Embora as Defensorias Públicas finalmente pareçam começar a ter condições mínimas de ser efetivamente organizadas e exercidas, não se trata apenas do custo pecuniário, mas de dispêndios em termos temporais, dentre outros, além do desperdício da possibilidade de instituir mecanismos capazes de prevenir conflitos e/ou avalizar situações consensuais referentes a relações privadas cuja lei exige controle público.

Tal desperdício pode ser combatido através de medidas legislativas que autorizem os serviços notariais e de registro a atuar em seara que antes era exclusiva do Poder Judiciário (ainda que em sede de jurisdição voluntária), de modo a oportunizar alternativas mais simples, menos onerosas e mais céleres, sem deixar de resguardar os valores da imparcialidade, eficácia, segurança e estabilidade jurídica, dos quais não se abriria mão. Isso porque, sob a égide da Constituição da República de 1988, a atividade de notários e registradores é reconhecidamente função pública exercida por particular mediante delegação do poder público, que institui seus direitos e deveres, os fiscaliza e regulamenta.

Neste sentido, tenha-se em mente os seguintes diplomas legais: a Lei nº 9.492/97, que, no âmbito dos tabelionatos de protesto de títulos e de outros documentos de dívidas, majora significativamente o rol dos documentos que podem ser apresentados para protesto; a Lei nº 9.307/96, que, ao tratar da arbitragem como meio de solução de litígios, confere-lhes mesma eficácia de sentença judicial; a Lei nº 9.514/97, que, quanto à alienação fiduciária de coisa imóvel prevê solução extrajudicial se houver descumprimento do contrato; a Lei nº 10.931/04, que alterou o art. 213 da Lei nº 6.015/73 (Lei de Registros Públicos) no sentido de permitir a retificação administrativa do registro imobiliário, e a Lei nº 11.441/07, que altera alguns importantíssimos artigos do Código de Processo Civil (Lei nº 5.869/73) de modo a permitir que o inventário e a partilha, bem como a separação e o divórcio, sejam realizados através de escritura pública e independam de homologação judicial, desde que atendidos certos requisitos legais, como a inexistência de incapazes, o consenso dos envolvidos e a assistência de advogado constituído ou de defensor público (em qualquer dos casos, os respectivos nomes e registros na OAB deverão constar ao final da escritura pública); imprescindível registrar que a escritura e demais atos notariais serão gratuitos para os que se declararem pobres sob as penas da lei.

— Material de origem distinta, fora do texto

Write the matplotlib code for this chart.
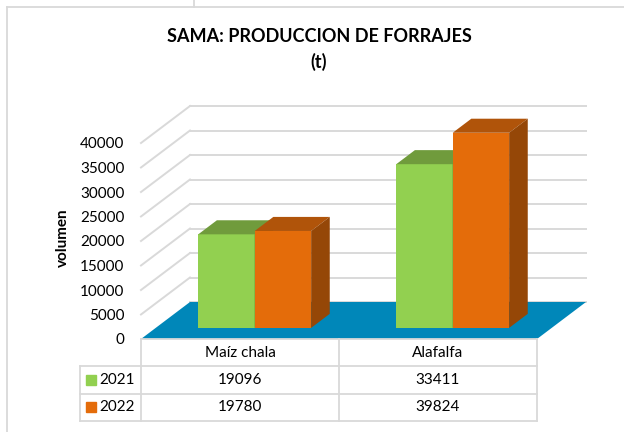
import numpy as np
import matplotlib.pyplot as plt
from matplotlib.patches import Polygon
from matplotlib.lines import Line2D

plt.rcParams['font.family'] = ['Lato', 'DejaVu Sans']

categories = ["Maíz chala", "Alafalfa"]
years = ["2021", "2022"]
values_2021 = [19096, 33411]
values_2022 = [19780, 39824]
yticks = list(range(0, 40001, 5000))

series = [values_2021, values_2022]
front_col = ["#92D050", "#E46C0A"]
top_col = ["#709B3C", "#B0540A"]
side_col = ["#5E8A2C", "#954707"]
grid_col = "#D9D9D9"

W, H = 624, 432
fig = plt.figure(figsize=(W / 100, H / 100), dpi=100)

# pixel -> data scales (floor front edge at y=339 px, 198 px per category)
px_x = 1 / 198
px_v = 40000 / 196
DX, DY = 49 * px_x, 37 * px_v

ax = fig.add_axes([141 / W, (H - 339) / H, (585 - 141) / W, (339 - 105) / H])
ax.set_xlim(-0.5, -0.5 + (585 - 141) * px_x)
ax.set_ylim(0, (339 - 105) * px_v)
for s in ax.spines.values():
    s.set_visible(False)
ax.set_xticks([])
ax.set_yticks(yticks)
ax.tick_params(axis="y", length=0, pad=12, labelsize=11)

# walls
n = len(categories)
for v in yticks:
    ax.plot([-0.5 + DX, n - 0.5 + DX], [v + DY, v + DY], color=grid_col, lw=1.4, zorder=1, clip_on=False)
    if v > 0:
        ax.plot([-0.5, -0.5 + DX], [v, v + DY], color=grid_col, lw=1.4, zorder=1, clip_on=False)

# floor
ax.add_patch(Polygon([(-0.5, 0), (n - 0.5, 0), (n - 0.5 + DX, DY), (-0.5 + DX, DY)],
                     closed=True, color="#0087B9", lw=0, zorder=2, clip_on=False))

# 3d columns
w = 0.285
f0, f1 = 0.30, 0.68
bd = f1 - f0
z = 3
for i in range(n):
    for s, vals in enumerate(series):
        val = vals[i]
        x0 = i - w + s * w + f0 * DX
        y0 = f0 * DY
        ax.bar(x0, val, w, bottom=y0, align="edge", color=front_col[s], lw=0, zorder=z, clip_on=False)
        top = [(x0, y0 + val), (x0 + w, y0 + val),
               (x0 + w + bd * DX, y0 + val + bd * DY), (x0 + bd * DX, y0 + val + bd * DY)]
        side = [(x0 + w, y0), (x0 + w, y0 + val),
                (x0 + w + bd * DX, y0 + val + bd * DY), (x0 + w + bd * DX, y0 + bd * DY)]
        ax.add_patch(Polygon(top, closed=True, color=top_col[s], lw=0, zorder=z, clip_on=False))
        ax.add_patch(Polygon(side, closed=True, color=side_col[s], lw=0, zorder=z, clip_on=False))
        z += 1

# data table
tab = fig.add_axes([80 / W, (H - 421) / H, (537 - 80) / W, (421 - 339) / H])
xmin = -0.5 - (141 - 80) * px_x
tab.set_xlim(xmin, n - 0.5)
tab.set_ylim(3, 0)
tab.axis("off")
lk = dict(color=grid_col, lw=1.3, clip_on=False)
for xv in np.arange(-0.5, n, 1.0):
    tab.plot([xv, xv], [0, 3], **lk)
tab.plot([xmin, xmin], [1, 3], **lk)
tab.plot([-0.5, n - 0.5], [0, 0], **lk)
for r in [1, 2, 3]:
    tab.plot([xmin, n - 0.5], [r, r], **lk)
for i, c in enumerate(categories):
    tab.text(i, 0.5, c, ha="center", va="center", fontsize=11)
    for s, vals in enumerate(series):
        tab.text(i, 1.5 + s, str(vals[i]), ha="center", va="center", fontsize=11)
for s, yr in enumerate(years):
    tab.plot(xmin + 11 * px_x, 1.5 + s, marker="s", ms=7, color=front_col[s], clip_on=False)
    tab.text(xmin + 19 * px_x, 1.5 + s, yr, ha="left", va="center", fontsize=11)

# titles
fig.text(319 / W, 1 - 37 / H, "SAMA: PRODUCCION DE FORRAJES", ha="center", va="center",
         fontsize=13, fontweight="bold")
fig.text(319 / W, 1 - 62 / H, "(t)", ha="center", va="center", fontsize=13, fontweight="bold")
fig.text(63 / W, 1 - 238 / H, "volumen", ha="center", va="center", rotation=90,
         fontsize=11, fontweight="bold")

# chart frame
fig.add_artist(Line2D([7 / W, 1], [1 - 7 / H, 1 - 7 / H], color=grid_col, lw=1.3))
fig.add_artist(Line2D([7 / W, 7 / W], [0, 1 - 7 / H], color=grid_col, lw=1.3))
fig.add_artist(Line2D([194 / W, 194 / W], [1, 1 - 7 / H], color=grid_col, lw=1.3))

plt.savefig("out.png", dpi=100)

Como visto, há certos assuntos que, embora de caris privado, o Estado entendeu necessário resguardar e, para tanto, incumbiu-se até de intervir (em diversas intensidades) mesmo que não haja lide ou conflito propriamente dito entre os envolvidos. Nesses casos de jurisdição voluntária a atuação do que conhecemos como cartórios do foro extrajudicial pode ser mais incisiva, na linha dos acima referidos diplomas legais, de modo a desafogar o Poder Judiciário de forma segura e eficaz, dotados de fé pública que são os notários e registradores.

* Este artigo é um dos oito selecionados no Concurso Jurídico Cultural, realizado pelo caderno Justiça e Direito, no final do ano passado.